Enfin, la loi sur le séparatisme n’a pas encore été votée définitivement, donc il est tout à fait curieux que le gouvernement exige que la charte soit signée pour qu’une association puisse bénéficier d’une subvention d’Etat. Une loi potentielle n’a pas valeur de loi.
L’accusation d’ingérence étrangère
Le ministre de l’intérieur a par ailleurs accusé la Mairie de « financer une ingérence étrangère sur le sol » et de contribuer à un projet porté par une fédération qui défend un « Islam politique », en faisant notamment référence à la Turquie qui aurait un projet idéologique pour l’Europe et utiliserait pour cela sa diaspora.
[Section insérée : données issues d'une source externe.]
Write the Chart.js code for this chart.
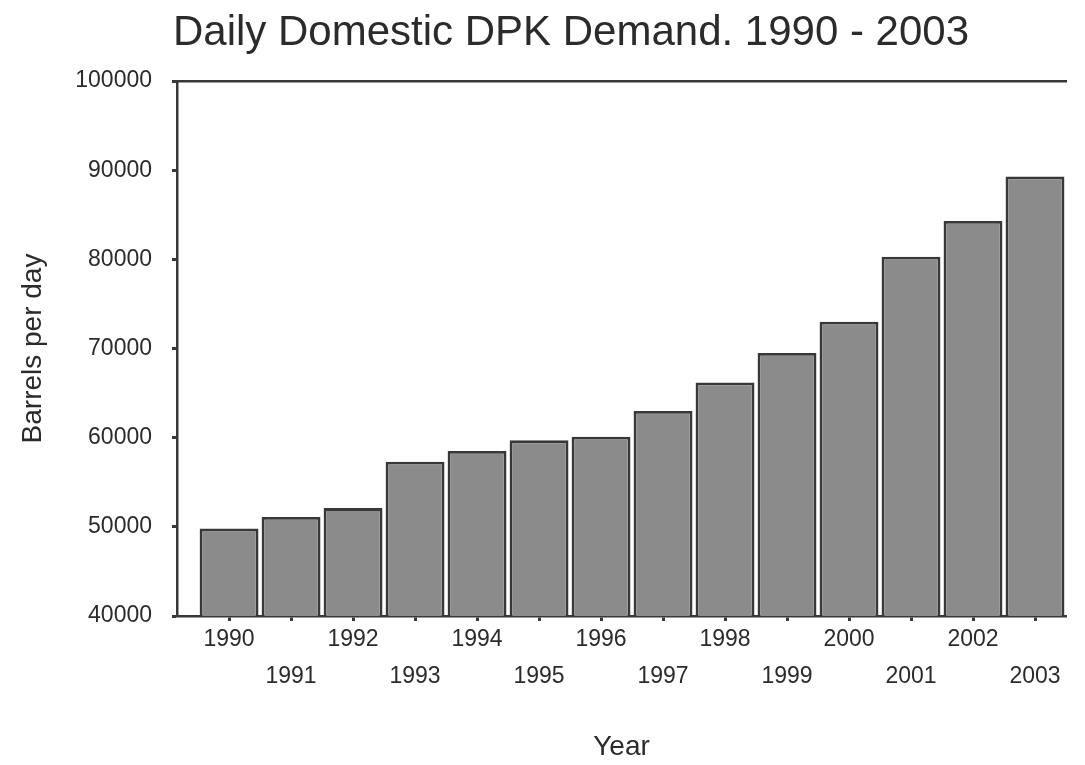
<!DOCTYPE html>
<html>
<head>
<meta charset="utf-8">
<title>Daily Domestic DPK Demand. 1990 - 2003</title>
<script src="https://cdn.jsdelivr.net/npm/chart.js@4/dist/chart.umd.min.js"></script>
<style>
  html, body { margin: 0; padding: 0; background: #ffffff; }
  #wrap { width: 1085px; height: 765px; }
</style>
</head>
<body>
<div id="wrap"><canvas id="chart" width="1085" height="765"></canvas></div>
<script>
// Daily domestic DPK (dual purpose kerosene) demand, barrels per day
const years = [1990, 1991, 1992, 1993, 1994, 1995, 1996, 1997, 1998, 1999, 2000, 2001, 2002, 2003];
const barrelsPerDay = [49800, 51100, 52100, 57300, 58500, 59700, 60100, 63000, 66200, 69500, 73000, 80300, 84300, 89300];
const yTicks = [40000, 50000, 60000, 70000, 80000, 90000, 100000];

const chartTitle = 'Daily Domestic DPK Demand. 1990 - 2003';
const xTitle = 'Year';
const yTitle = 'Barrels per day';

const FONT = '"Liberation Sans", Arial, Helvetica, sans-serif';
const INK = '#2b2b2b';
const AXIS = '#383838';

const points = years.map((yr, i) => ({ x: yr, y: barrelsPerDay[i] }));

// Heading centred over the plot frame
const headingPlugin = {
  id: 'heading',
  afterDraw(chart) {
    const ctx = chart.ctx;
    ctx.save();
    ctx.font = '42px ' + FONT;
    ctx.fillStyle = INK;
    ctx.textAlign = 'center';
    ctx.textBaseline = 'alphabetic';
    ctx.fillText(chartTitle, 571, 45);
    ctx.restore();
  }
};

new Chart(document.getElementById('chart'), {
  type: 'bar',
  data: {
    datasets: [{
      data: points,
      backgroundColor: '#8b8b8b',
      borderColor: '#383838',
      borderWidth: 2.8,
      categoryPercentage: 1.0,
      barPercentage: 0.95
    }]
  },
  options: {
    responsive: false,
    animation: false,
    layout: { padding: { top: 81, right: 19, bottom: 0, left: 0 } },
    plugins: {
      legend: { display: false },
      title: { display: false },
      tooltip: { enabled: false }
    },
    scales: {
      x: {
        type: 'linear',
        position: 'bottom',
        offset: false,
        min: 1989.16,
        max: 2003.5,
        afterFit(scale) { scale.height = 149; },
        border: { display: true, color: AXIS, width: 2.5 },
        grid: { offset: false, drawOnChartArea: false, drawTicks: true, tickLength: 5, tickColor: AXIS, tickWidth: 3 },
        ticks: {
          stepSize: 1,
          includeBounds: false,
          autoSkip: false,
          maxRotation: 0,
          padding: 0,
          color: INK,
          font: { family: FONT, size: 23, lineHeight: 1.61 },
          // even years on the first row, odd years on the second
          callback(value) {
            const label = String(value);
            return value % 2 === 0 ? label : ['', label];
          }
        },
        title: {
          display: true,
          text: xTitle,
          color: INK,
          font: { family: FONT, size: 28 },
          padding: { top: 0, bottom: 1 }
        }
      },
      xTop: {
        type: 'linear',
        position: 'top',
        offset: false,
        min: 1989.16,
        max: 2003.5,
        afterFit(scale) { scale.height = 0; },
        border: { display: true, color: AXIS, width: 2.5 },
        grid: { display: true, offset: false, drawOnChartArea: false, drawTicks: false },
        ticks: { display: false }
      },
      y: {
        type: 'linear',
        position: 'left',
        min: 40000,
        max: 100000,
        afterFit(scale) { scale.width = 177; },
        afterBuildTicks(scale) { scale.ticks = yTicks.map(v => ({ value: v })); },
        border: { display: true, color: AXIS, width: 2.5 },
        grid: { drawOnChartArea: false, drawTicks: true, tickLength: 5, tickColor: AXIS, tickWidth: 3 },
        ticks: {
          padding: 20,
          color: INK,
          font: { family: FONT, size: 23 },
          callback(value) { return String(value); }
        },
        title: {
          display: true,
          text: yTitle,
          color: INK,
          font: { family: FONT, size: 28 },
          padding: { top: 16, bottom: 0 }
        }
      }
    }
  },
  plugins: [headingPlugin]
});
</script>
</body>
</html>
Invité lors d’un débat sur RT France, Gamal Abina, cofondateur du Mouvement des droits civiques, a jugé cette accusation d’ingérence fausse en relevant que s’il y avait réellement ce genre de projet de la part de la Turquie, alors pourquoi les travaux de la mosquée ont été stoppés (en 2017) par manque de financement ? C’est en effet une curieuse manière pour un Etat d’assoir sa domination à l’étranger à travers un « soft power ».
Il a également déclaré : « On parle de construction de mosquée pour que des gens puissent prier. On ne parle pas d’Islam politique. Toutes les mosquées de France sont sous le contrôle de l’Etat français. Les services de renseignement font leur travail. Ce mythe d’un Etat extérieur qui viendrait créer une 5e colonne en France est un mythe crée par l’extrême droite. »
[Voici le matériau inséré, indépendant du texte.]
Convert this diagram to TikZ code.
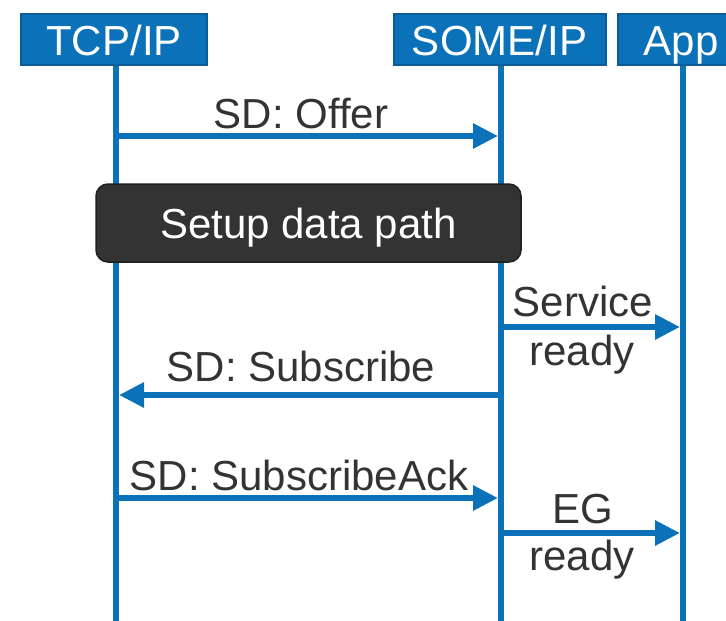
\documentclass[tikz,border=0pt]{standalone}
\usepackage{fontspec}
\setmainfont{Liberation Sans}
\usetikzlibrary{arrows.meta}
\definecolor{laneblue}{HTML}{0B71B9}
\definecolor{laneedge}{HTML}{0A5B96}
\definecolor{darkbox}{HTML}{333333}
\definecolor{darkedge}{HTML}{1F1F1F}
\definecolor{msgtext}{HTML}{333333}

\begin{document}
\begin{tikzpicture}[x=1pt, y=-1pt,
  every node/.style={font=\fontsize{42}{48}\selectfont},
  header/.style={rectangle, draw=laneedge, line width=2pt, fill=laneblue, text=white,
    inner sep=0pt, minimum height=51pt, text height=32pt, text depth=0pt},
  lifeline/.style={laneblue, line width=6pt},
  message/.style={laneblue, line width=6pt, -{Triangle[length=25pt, width=24pt]}},
  msglabel/.style={text=msgtext, anchor=base, inner sep=0pt},
  setupbox/.style={rectangle, rounded corners=12pt, fill=darkbox, draw=darkedge,
    line width=1.5pt, text=white, inner sep=0pt, minimum width=425pt,
    minimum height=78pt, text height=30pt, text depth=0pt}]
  \useasboundingbox (0,0) rectangle (726,621);
  \clip (0,0) rectangle (726,621);

  \node[header, minimum width=186pt] (tcp) at (114,39) {TCP/IP};
  \node[header, minimum width=212pt] (someip) at (499.5,39) {SOME/IP};
  \node[header, minimum width=126pt] (app) at (681,39) {App};

  \coordinate (tcp-end) at (116,621);
  \coordinate (someip-end) at (501,621);
  \coordinate (app-end) at (683,621);
  \draw[lifeline] (tcp-end |- tcp.south) -- (tcp-end);
  \draw[lifeline] (someip-end |- someip.south) -- (someip-end);
  \draw[lifeline] (app-end |- app.south) -- (app-end);

  \coordinate (offer-a) at (116,136);
  \coordinate (offer-b) at (498,136);
  \draw[message] (offer-a) -- (offer-b);
  \node[msglabel] (offer) at (301,128) {SD: Offer};

  \node[setupbox] (setup) at (308.5,223) {Setup data path};

  \coordinate (service-a) at (501,327);
  \coordinate (service-b) at (680,327);
  \draw[message] (service-a) -- (service-b);
  \node[msglabel] (service) at (583,316) {Service};
  \node[msglabel] (service-ready) at (582,365) {ready};

  \coordinate (subscribe-a) at (501,395);
  \coordinate (subscribe-b) at (119,395);
  \draw[message] (subscribe-a) -- (subscribe-b);
  \node[msglabel] (subscribe) at (301,381) {SD: Subscribe};

  \coordinate (ack-a) at (116,498);
  \coordinate (ack-b) at (498,498);
  \draw[message] (ack-a) -- (ack-b);
  \node[msglabel] (ack) at (299,490) {SD: SubscribeAck};

  \coordinate (eg-a) at (501,533);
  \coordinate (eg-b) at (680,533);
  \draw[message] (eg-a) -- (eg-b);
  \node[msglabel] (eg) at (583,523) {EG};
  \node[msglabel] (eg-ready) at (582,570) {ready};
\end{tikzpicture}
\end{document}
On a donc plus l’impression d’une sortie revancharde de certains politiques envers une fédération qui ne s’est pas soumise à une vision (parmi d’autres) de l’Islam de France, que d’une réelle défense des principes de la République. Il serait d’ailleurs raisonnable de revenir à l’essence même de ces principes qui sont la liberté, l’égalité, et la fraternité. Car les actions à visée électoralistes et qui divisent ne permettront pas au pays d’aller mieux en ces temps de crises graves et inédits.
Réaction des verts
Interrogée par les médias, la Maire Europe Ecologie Les Verts (EELV) de Strasbourg a demandé au gouvernement de dire clairement s’il souhaitait ou non remettre en cause le droit local et le concordat. Elle s’est également déclarée « assez choquée » de cette interpellation tardive car le ministre de l’intérieur était présent il y a quelques semaines dans la région sans jamais lui voir fait état des risques d’ingérence dont il parle aujourd’hui.
Peu après, la ministre Marlène Schiappa avait embrayé sur les propos de Gérald Darmanin en déclarant : « Manifestement, les Verts ont un problème avec les principes de la République » et qu’« Europe Écologie-Les Verts pactise avec les tenants d’un islam politique et radical. »
Ces propos n’ont pas du tout plu au président d’EELV, Julien Bayou, qui a pour sa part exigé un recadrage d’Emmanuel Macron envers ses ministres ou des excuses en les menaçant sinon de porter plainte : « Je demande solennellement à ces deux ministres des excuses ou à leur premier ministre de les recadrer. Et à défaut nous porterons plainte pour diffamation et ils seront mis en examen.»